Burlington and Mount Vernon are especially prone to flood damage, said Margaret Fleek, Burlington planning director.

Except for Burlington Hill and a few pieces here and there, Burlington is almost totally in the flood plain.

The dikes in Burlington held up during the 1990 and 1995 floods, considered 25- and 35-year flood events. But the earthen barriers would not withstand a benchmark 100-year-flood.

"We have to have a plan, or the dikes could blow," Fleek said.

A 1993 study by the U.S. Army Corps of Engineers supported the suspicion that the levees through the Burlington-Mount Vernon area would have to be pulled back to handle a more serious flood.

So Dike District 12 and Burlington began preparing to widen the river channel. The district started buying property within 300 feet of the levees along a three-mile stretch from the Avon area to the railroad bridge.

Others concerned

While the dike district and county are working on widening the corridor, dike district officials to the south say the project might end up shifting the flood danger to them.

They say widening the river through the corridor without either building a channel to reroute the water to Padilla Bay or setting back the levees all the way down the river would force floodwaters to once again squeeze through a narrowing river channel.
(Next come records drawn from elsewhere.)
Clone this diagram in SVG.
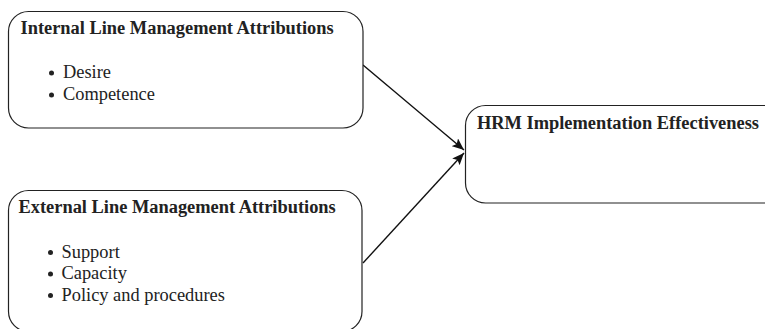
<svg xmlns="http://www.w3.org/2000/svg" width="765" height="329" viewBox="0 0 765 329">
<defs>
<style>
.box{fill:#fff;stroke:#222;stroke-width:1.2}
.t{font-family:"Liberation Serif","Times New Roman",serif;font-size:18.4px;fill:#222}
.b{font-weight:bold}
.c{stroke:#111;stroke-width:1.4;fill:none}
.dot{fill:#222}
</style>
<marker id="ah" viewBox="0 0 12 10" refX="12" refY="5" markerWidth="12" markerHeight="10" markerUnits="userSpaceOnUse" orient="auto"><path d="M0,0 L12,5 L0,10 L2.5,5 Z" fill="#111"/></marker>
</defs>
<rect width="765" height="329" fill="#fff"/>
<g id="connectors">
<line class="c" x1="363" y1="65" x2="464" y2="150" marker-end="url(#ah)"/>
<line class="c" x1="363" y1="263" x2="464" y2="153" marker-end="url(#ah)"/>
</g>
<g id="internal">
<rect class="box" x="8.5" y="11.5" width="354.5" height="116.5" rx="20"/>
<text class="t b" x="20.5" y="33.5">Internal Line Management Attributions</text>
<circle class="dot" cx="51.5" cy="73" r="2.5"/><text class="t" x="63" y="78">Desire</text>
<circle class="dot" cx="51.5" cy="95" r="2.5"/><text class="t" x="63" y="100">Competence</text>
</g>
<g id="external">
<rect class="box" x="8.5" y="190.5" width="353.5" height="141" rx="20"/>
<text class="t b" x="18.5" y="212.5">External Line Management Attributions</text>
<circle class="dot" cx="50.5" cy="252.5" r="2.5"/><text class="t" x="61.5" y="257.5">Support</text>
<circle class="dot" cx="50.5" cy="274" r="2.5"/><text class="t" x="61.5" y="279">Capacity</text>
<circle class="dot" cx="50.5" cy="295.5" r="2.5"/><text class="t" x="61.5" y="300.5">Policy and procedures</text>
</g>
<g id="hrm">
<rect class="box" x="465.5" y="105.5" width="320" height="97.5" rx="20"/>
<text class="t b" x="477" y="128.5">HRM Implementation Effectiveness</text>
</g>
</svg>
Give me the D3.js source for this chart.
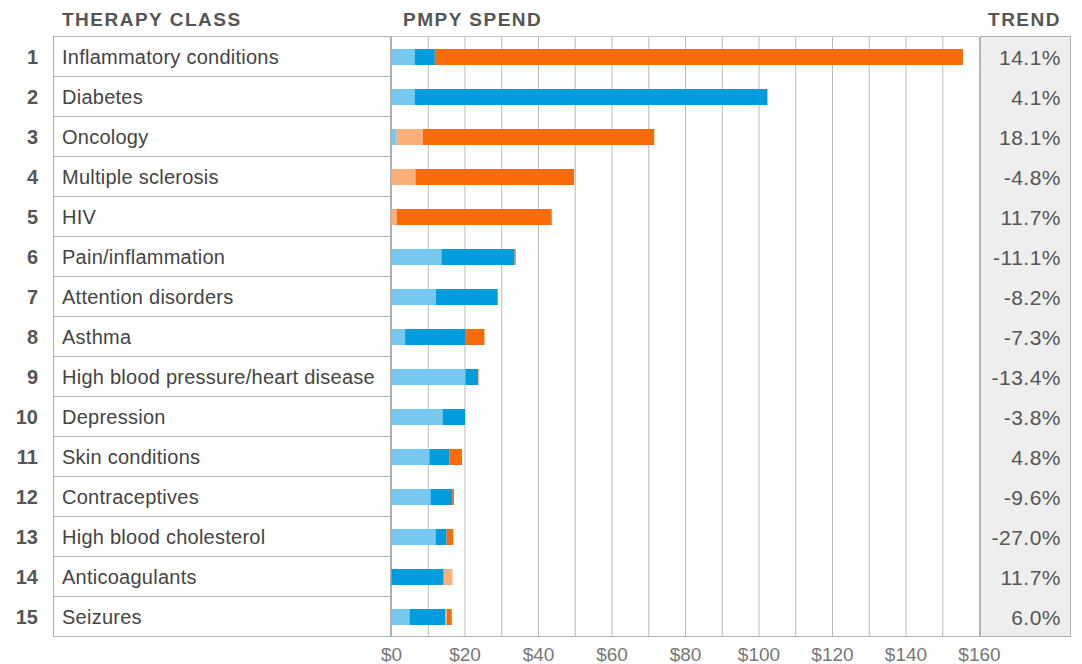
<!DOCTYPE html>
<html><head><meta charset="utf-8">
<script src="https://cdn.jsdelivr.net/npm/d3@7"></script>
<style>body{margin:0;background:#fff;}svg{display:block;font-family:"Liberation Sans",Arial,sans-serif;}</style>
</head><body><svg id="c" width="1082" height="664"></svg>
<script>
const categories = ["Inflammatory conditions","Diabetes","Oncology","Multiple sclerosis","HIV","Pain/inflammation","Attention disorders","Asthma","High blood pressure/heart disease","Depression","Skin conditions","Contraceptives","High blood cholesterol","Anticoagulants","Seizures"];
const seriesLightBlue  = [6.3, 6.3, 1.4, 0,   0,   13.6, 12.1, 3.7, 20.1, 13.9, 10.3, 10.6, 12.0, 0,    4.9];
const seriesBlue       = [5.5, 96.0,0,   0,   0,   19.9, 16.8, 16.5, 3.5, 6.1,  5.5,  5.9,  3.0,  14.2, 9.8];
const seriesLightOrange= [0,   0,   7.1, 6.5, 1.4, 0,    0,    0,   0.3,  0,    0,    0,    0,    2.4,  0.4];
const seriesOrange     = [143.7,0,  63.0,43.2,42.2,0.3,  0,    5.1, 0,    0,    3.4,  0.5,  1.8,  0,    1.3];
const trends = ["14.1%","4.1%","18.1%","-4.8%","11.7%","-11.1%","-8.2%","-7.3%","-13.4%","-3.8%","4.8%","-9.6%","-27.0%","11.7%","6.0%"];
const xTicks = [0,20,40,60,80,100,120,140,160];
const gridValues = d3.range(0,161,10);
const seriesKeys = ["lb","b","lo","o"];
const seriesColors = ["#76c8ee","#009cde","#fbb07a","#f76c07"];

const svg = d3.select("#c");
const topY = 37, rowH = 40, n = categories.length;
const x = d3.scaleLinear().domain([0,160]).range([391,979]);
const y = d3.scaleBand().domain(d3.range(n)).range([topY, topY+rowH*n]);

// gridlines
svg.append("g").selectAll("line").data(gridValues).join("line")
  .attr("x1",d=>x(d)+0.5).attr("x2",d=>x(d)+0.5).attr("y1",topY).attr("y2",topY+rowH*n)
  .attr("stroke","#b8b8b8").attr("stroke-width",1);
svg.append("line").attr("x1",x(0)).attr("x2",x(160)).attr("y1",topY-0.5).attr("y2",topY-0.5).attr("stroke","#c4c4c4");

// trend column
svg.append("rect").attr("x",980.5).attr("y",topY-0.5).attr("width",90).attr("height",rowH*n)
  .attr("fill","#eeeeee").attr("stroke","#b0b0b0");

// label boxes
svg.append("g").selectAll("rect").data(categories).join("rect")
  .attr("x",53.5).attr("y",(d,i)=>y(i)-0.5).attr("width",337).attr("height",rowH)
  .attr("fill","#fff").attr("stroke","#b0b0b0");

// bottom axis
const axis = d3.axisBottom(x).tickValues(xTicks).tickFormat(d=>"$"+d).tickSize(0).tickPadding(11);
const ag = svg.append("g").attr("transform",`translate(0,${topY+rowH*n-0.5})`).call(axis);
ag.select(".domain").remove();
ag.selectAll("text").attr("fill","#777").attr("font-size",19).attr("font-family","Liberation Sans, Arial, sans-serif");
svg.append("line").attr("x1",x(0)).attr("x2",1071).attr("y1",topY+rowH*n-0.5).attr("y2",topY+rowH*n-0.5).attr("stroke","#b0b0b0");
svg.append("line").attr("x1",x(0)+0.5).attr("x2",x(0)+0.5).attr("y1",topY).attr("y2",topY+rowH*n).attr("stroke","#b0b0b0");

// stacked bars
const rows = categories.map((c,i)=>({i, lb:seriesLightBlue[i], b:seriesBlue[i], lo:seriesLightOrange[i], o:seriesOrange[i]}));
const stack = d3.stack().keys(seriesKeys)(rows);
const barH = 16;
svg.append("g").selectAll("g").data(stack).join("g").attr("fill",(d,k)=>seriesColors[k])
  .selectAll("rect").data(d=>d).join("rect")
  .attr("x",d=>x(d[0])+0.5).attr("width",d=>Math.max(0,x(d[1])-x(d[0])))
  .attr("y",d=>y(d.data.i)+rowH/2-barH/2).attr("height",barH);

// row numbers
svg.append("g").selectAll("text").data(categories).join("text")
  .attr("x",38).attr("y",(d,i)=>y(i)+rowH/2).attr("dy","0.36em").attr("text-anchor","end")
  .attr("font-size",20).attr("font-weight","bold").attr("fill","#555").text((d,i)=>i+1);
// labels
svg.append("g").selectAll("text").data(categories).join("text")
  .attr("x",62).attr("y",(d,i)=>y(i)+rowH/2).attr("dy","0.36em")
  .attr("font-size",20).attr("letter-spacing","0.25px").attr("fill","#444").text(d=>d);
// trends
svg.append("g").selectAll("text").data(trends).join("text")
  .attr("x",1061).attr("y",(d,i)=>y(i)+rowH/2).attr("dy","0.36em").attr("text-anchor","end")
  .attr("font-size",21).attr("letter-spacing","0.5px").attr("fill","#555").text(d=>d);

// headers
const hdr = [{t:"THERAPY CLASS",x:62,a:"start"},{t:"PMPY SPEND",x:403,a:"start"},{t:"TREND",x:1061,a:"end"}];
svg.append("g").selectAll("text").data(hdr).join("text")
  .attr("x",d=>d.x).attr("y",26).attr("text-anchor",d=>d.a)
  .attr("font-size",19).attr("font-weight","bold").attr("letter-spacing","1.5px").attr("fill","#555").text(d=>d.t);
</script></body></html>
"This widening project is being proposed on its own with no guarantee of being done concurrent with the bypass," said Donald Moe, commissioner for Dike District 1. "Something has to be done to mitigate the effect on our district."

County, Burlington and dike district officials say they know their plan isn't perfect.

Dixon said work on the bridges and widening the levees most likely won't happen for another five years. By that time, he hopes the county will be able to build the bypass channel.

"We're going to address those concerns," Dixon said.